Comparing crypto fees can be difficult because each exchange structures its fees differently. And they aren’t always transparent about how much they charge.
For example, eToro doesn’t charge customers to deposit money, whether by bank transfer, debit or credit card, or another payment method. However, it does charge a higher spread (between 0.75% and 5%, depending on the crypto) than other exchanges.
Other eToro fees could add up quickly. It charges a 0.5% fee (capped at $50) if you want to withdraw your assets to the eToro wallet. There’s also an inactivity fee of $10 a month for those who haven’t logged in for a year or more. Non-U.S. clients will have to pay to convert deposits into U.S. dollars, as well as pay a $5 withdrawal fee.
In contrast, Coinbase does not charge customers to move funds to its wallet, but most deposits do incur fees.
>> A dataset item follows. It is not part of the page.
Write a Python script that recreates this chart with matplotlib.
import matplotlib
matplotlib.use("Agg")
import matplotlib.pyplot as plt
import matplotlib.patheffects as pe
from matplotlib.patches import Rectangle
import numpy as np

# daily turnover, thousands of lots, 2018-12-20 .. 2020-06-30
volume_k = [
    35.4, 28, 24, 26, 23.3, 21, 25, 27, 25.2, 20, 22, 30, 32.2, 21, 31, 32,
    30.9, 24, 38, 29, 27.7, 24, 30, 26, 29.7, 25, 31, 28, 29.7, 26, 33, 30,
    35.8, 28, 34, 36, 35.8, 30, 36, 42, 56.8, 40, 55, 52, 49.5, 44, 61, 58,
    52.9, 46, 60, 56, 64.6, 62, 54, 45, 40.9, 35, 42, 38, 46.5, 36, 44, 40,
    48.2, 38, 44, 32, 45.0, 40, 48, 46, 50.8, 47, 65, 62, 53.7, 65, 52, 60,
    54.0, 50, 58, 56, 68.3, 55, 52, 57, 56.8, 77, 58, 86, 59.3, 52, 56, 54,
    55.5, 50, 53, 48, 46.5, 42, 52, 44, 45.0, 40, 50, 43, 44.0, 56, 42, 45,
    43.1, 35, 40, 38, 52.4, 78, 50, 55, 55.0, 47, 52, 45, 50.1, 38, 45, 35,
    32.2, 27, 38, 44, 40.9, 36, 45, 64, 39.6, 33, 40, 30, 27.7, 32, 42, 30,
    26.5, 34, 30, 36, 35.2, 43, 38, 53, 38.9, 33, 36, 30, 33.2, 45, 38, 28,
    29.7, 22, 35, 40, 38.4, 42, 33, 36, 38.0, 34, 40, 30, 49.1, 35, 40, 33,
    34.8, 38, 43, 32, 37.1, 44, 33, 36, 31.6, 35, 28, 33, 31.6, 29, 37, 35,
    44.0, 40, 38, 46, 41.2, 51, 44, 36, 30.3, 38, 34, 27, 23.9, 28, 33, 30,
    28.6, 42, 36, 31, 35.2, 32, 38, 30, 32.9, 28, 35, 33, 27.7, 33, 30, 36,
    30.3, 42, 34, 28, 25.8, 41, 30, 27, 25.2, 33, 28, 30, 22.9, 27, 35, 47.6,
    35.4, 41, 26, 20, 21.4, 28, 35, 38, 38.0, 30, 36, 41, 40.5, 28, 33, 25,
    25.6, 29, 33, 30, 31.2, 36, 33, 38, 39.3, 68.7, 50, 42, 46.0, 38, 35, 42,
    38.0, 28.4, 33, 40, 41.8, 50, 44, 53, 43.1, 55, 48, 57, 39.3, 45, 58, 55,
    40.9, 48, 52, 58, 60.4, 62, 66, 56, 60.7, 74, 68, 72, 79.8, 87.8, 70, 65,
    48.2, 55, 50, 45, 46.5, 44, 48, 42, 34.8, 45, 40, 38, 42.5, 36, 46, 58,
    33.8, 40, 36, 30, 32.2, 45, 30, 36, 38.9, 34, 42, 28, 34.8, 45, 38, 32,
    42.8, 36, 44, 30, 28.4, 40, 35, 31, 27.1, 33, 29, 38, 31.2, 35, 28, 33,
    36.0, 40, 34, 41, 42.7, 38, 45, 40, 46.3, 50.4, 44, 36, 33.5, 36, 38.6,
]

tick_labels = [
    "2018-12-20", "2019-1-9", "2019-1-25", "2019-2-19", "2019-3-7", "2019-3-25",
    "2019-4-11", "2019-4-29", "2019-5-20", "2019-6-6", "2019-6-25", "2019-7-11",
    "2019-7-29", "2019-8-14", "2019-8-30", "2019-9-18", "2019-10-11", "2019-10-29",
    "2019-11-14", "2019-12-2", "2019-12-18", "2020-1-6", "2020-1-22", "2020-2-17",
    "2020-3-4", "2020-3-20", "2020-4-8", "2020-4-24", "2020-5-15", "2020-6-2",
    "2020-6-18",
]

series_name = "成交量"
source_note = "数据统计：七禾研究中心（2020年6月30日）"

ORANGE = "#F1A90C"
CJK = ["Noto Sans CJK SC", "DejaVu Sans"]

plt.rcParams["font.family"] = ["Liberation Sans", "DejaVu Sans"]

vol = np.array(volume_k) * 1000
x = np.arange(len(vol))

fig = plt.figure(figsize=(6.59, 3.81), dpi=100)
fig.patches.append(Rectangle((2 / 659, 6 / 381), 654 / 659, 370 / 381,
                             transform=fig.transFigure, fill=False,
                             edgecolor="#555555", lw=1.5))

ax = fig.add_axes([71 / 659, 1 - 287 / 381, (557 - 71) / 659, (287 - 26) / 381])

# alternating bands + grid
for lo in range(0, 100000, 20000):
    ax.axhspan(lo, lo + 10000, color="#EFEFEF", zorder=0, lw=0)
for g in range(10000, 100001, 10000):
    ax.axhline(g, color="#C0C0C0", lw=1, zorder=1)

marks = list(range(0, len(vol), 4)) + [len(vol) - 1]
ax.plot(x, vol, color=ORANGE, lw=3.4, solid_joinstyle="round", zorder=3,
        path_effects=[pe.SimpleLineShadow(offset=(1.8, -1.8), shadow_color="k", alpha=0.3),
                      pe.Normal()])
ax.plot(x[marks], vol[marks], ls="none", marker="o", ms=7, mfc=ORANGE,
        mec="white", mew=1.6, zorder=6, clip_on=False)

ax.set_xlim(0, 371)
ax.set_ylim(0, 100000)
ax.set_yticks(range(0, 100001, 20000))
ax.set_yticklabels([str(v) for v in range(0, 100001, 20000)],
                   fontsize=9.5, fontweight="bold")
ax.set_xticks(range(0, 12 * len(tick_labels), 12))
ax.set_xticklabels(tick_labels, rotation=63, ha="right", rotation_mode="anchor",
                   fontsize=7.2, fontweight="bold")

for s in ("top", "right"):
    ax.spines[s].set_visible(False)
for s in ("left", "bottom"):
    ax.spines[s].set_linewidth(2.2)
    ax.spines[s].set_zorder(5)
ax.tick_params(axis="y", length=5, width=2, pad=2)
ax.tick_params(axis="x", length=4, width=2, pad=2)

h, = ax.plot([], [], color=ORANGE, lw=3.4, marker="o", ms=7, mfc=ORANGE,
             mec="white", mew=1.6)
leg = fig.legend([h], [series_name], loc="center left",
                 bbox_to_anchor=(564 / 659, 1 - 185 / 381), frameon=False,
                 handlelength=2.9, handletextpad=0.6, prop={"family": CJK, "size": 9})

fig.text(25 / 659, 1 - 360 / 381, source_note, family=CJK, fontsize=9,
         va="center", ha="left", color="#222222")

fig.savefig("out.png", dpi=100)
It costs at least 1.49% to buy directly from your bank account, though an ACH transfer is free. Debit card crypto purchases cost 3.99%, and users will pay an additional spread of around 0.5%. Coinbase isn’t completely transparent about its spread: it says it calculates cryptocurrency trading fees when you make the transaction.
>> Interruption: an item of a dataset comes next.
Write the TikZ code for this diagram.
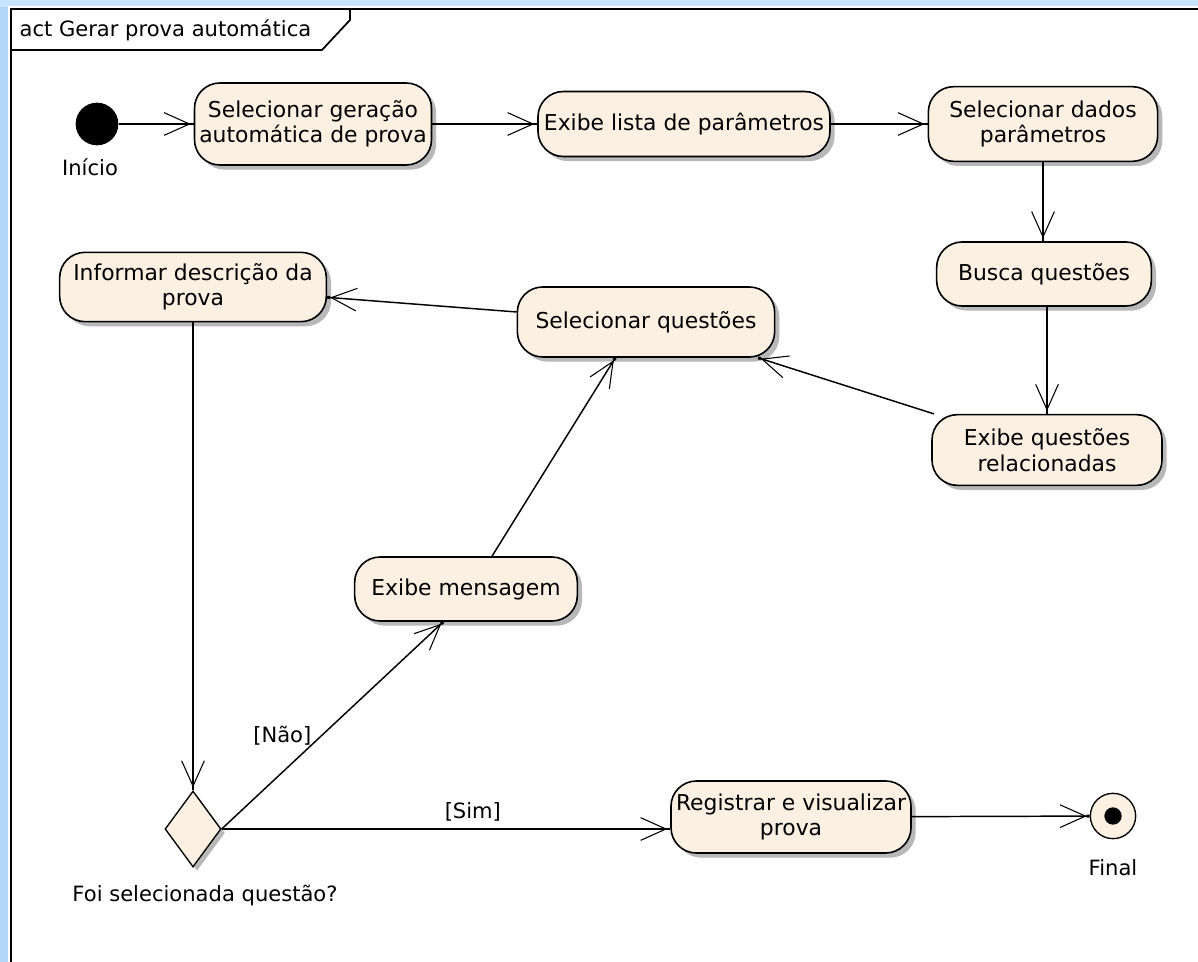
\documentclass[tikz,border=0pt]{standalone}
\usepackage{fontspec}
\setmainfont{DejaVu Sans}
\usetikzlibrary{arrows.meta,shapes.geometric,shadows}
\definecolor{actfill}{RGB}{251,240,226}
\definecolor{bgblue}{RGB}{178,214,248}
\definecolor{bgtop}{RGB}{198,228,252}
\tikzset{
  act/.style={draw=black, line width=1.2pt, fill=actfill, rounded corners=19pt,
    align=center, font=\fontsize{16.4}{19}\selectfont, inner sep=2pt,
    drop shadow={shadow xshift=3.5pt, shadow yshift=-3.5pt, fill=black!28, opacity=1}},
  flow/.style={line width=1.1pt,
    -{Straight Barb[length=19pt,width=17pt,line width=0.8pt] Square[length=2.2pt,width=2.2pt]}},
  lbl/.style={font=\fontsize{15.8}{19}\selectfont, inner sep=1pt}
}
\begin{document}
\begin{tikzpicture}[x=0.75pt,y=-0.75pt]
\useasboundingbox (0,0) rectangle (1198,962);
% background and frame
\fill[bgblue] (0,0) rectangle (1198,962);
\fill[bgtop] (0,0) rectangle (1198,7);
\fill[white] (8,6) rectangle (1210,975);
\draw[line width=1.8pt] (11,9) rectangle (1210,975);
\draw[line width=1.3pt] (11,50) -- (322,50) -- (350,20) -- (350,9);
\node[lbl, anchor=west] (title) at (18,30) {act Gerar prova automática};

% initial
\node[circle, fill=black, minimum size=32pt, inner sep=0pt] (ini) at (97,124) {};
\node[lbl] (inilbl) at (90,167) {Início};

% actions
\node[act, minimum width=177.75pt, minimum height=61.5pt] (a1) at (313,124) {Selecionar geração\\automática de prova};
\node[act, minimum width=219pt, minimum height=48.75pt] (a2) at (684,124) {Exibe lista de parâmetros};
\node[act, minimum width=172pt, minimum height=56pt] (a3) at (1043,124) {Selecionar dados\\parâmetros};
\node[act, minimum width=161pt, minimum height=48pt] (a4) at (1044,274) {Busca questões};
\node[act, minimum width=172.5pt, minimum height=53pt] (a5) at (1047,450) {Exibe questões\\relacionadas};
\node[act, minimum width=193pt, minimum height=52.5pt] (a6) at (646,322) {Selecionar questões};
\node[act, minimum width=200pt, minimum height=52pt] (a7) at (193,287) {Informar descrição da\\prova};
\node[act, minimum width=167pt, minimum height=48pt] (a8) at (466,589) {Exibe mensagem};
\node[act, minimum width=180pt, minimum height=54pt] (a9) at (791,817) {Registrar e visualizar\\prova};

% decision
\node[diamond, draw=black, line width=1pt, fill=actfill, minimum width=42pt, minimum height=57pt, inner sep=0pt,
  drop shadow={shadow xshift=3pt, shadow yshift=-3pt, fill=black!28, opacity=1}] (dec) at (193,829) {};
\node[lbl] (declbl) at (205,895) {Foi selecionada questão?};

% final
\node[circle, draw=black, line width=1pt, fill=actfill, minimum size=34pt, inner sep=0pt,
  path picture={\fill[black] (path picture bounding box.center) circle (6.5pt);}] (fin) at (1113,816) {};
\node[lbl] (finlbl) at (1113,868) {Final};

% flows
\draw[flow] (ini) -- (a1);
\draw[flow] (a1) -- (a2);
\draw[flow] (a2) -- (a3);
\draw[flow] (a3) -- (a3 |- a4.north);
\draw[flow] (a4.south -| a5) -- (a5);
\draw[flow] (a5) -- (a6);
\draw[flow] (a6) -- (a7);
\draw[flow] (a7) -- (dec);
\draw[flow] (dec.east) -- ([xshift=-17pt]a8.south) node[lbl, pos=0.45, left=6pt] (nao) {[Não]};
\draw[flow] ([xshift=19.5pt]a8.north) -- ([xshift=-23pt]a6.south);
\draw[flow] (dec.east) -- (dec.east -| a9.west) node[lbl, pos=0.56, above=4pt] (sim) {[Sim]};
\draw[flow] (a9) -- (fin);
\end{tikzpicture}
\end{document}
Buying $200 worth of Bitcoin (BTC) on Coinbase with a debit card would cost $7.98, plus a spread of about 0.5%. The same transaction on eToro would only cost the 0.75% spread.
But eToro’s spread to buy Ethereum (ETH) is 1.90% and Tezos (XTZ) costs 5%, so it could be more expensive to buy Tezos on eToro. You may also find you pay other fees further down the line.
Overall, the fees are probably lower on eToro, depending on the type of crypto trading you want to do, though there’s also a minimum deposit of $50 for U.S. customers. But it is worth thinking about how you plan to use the trading platform and understand what fees will be involved. Otherwise, unexpected charges may eat into your profits.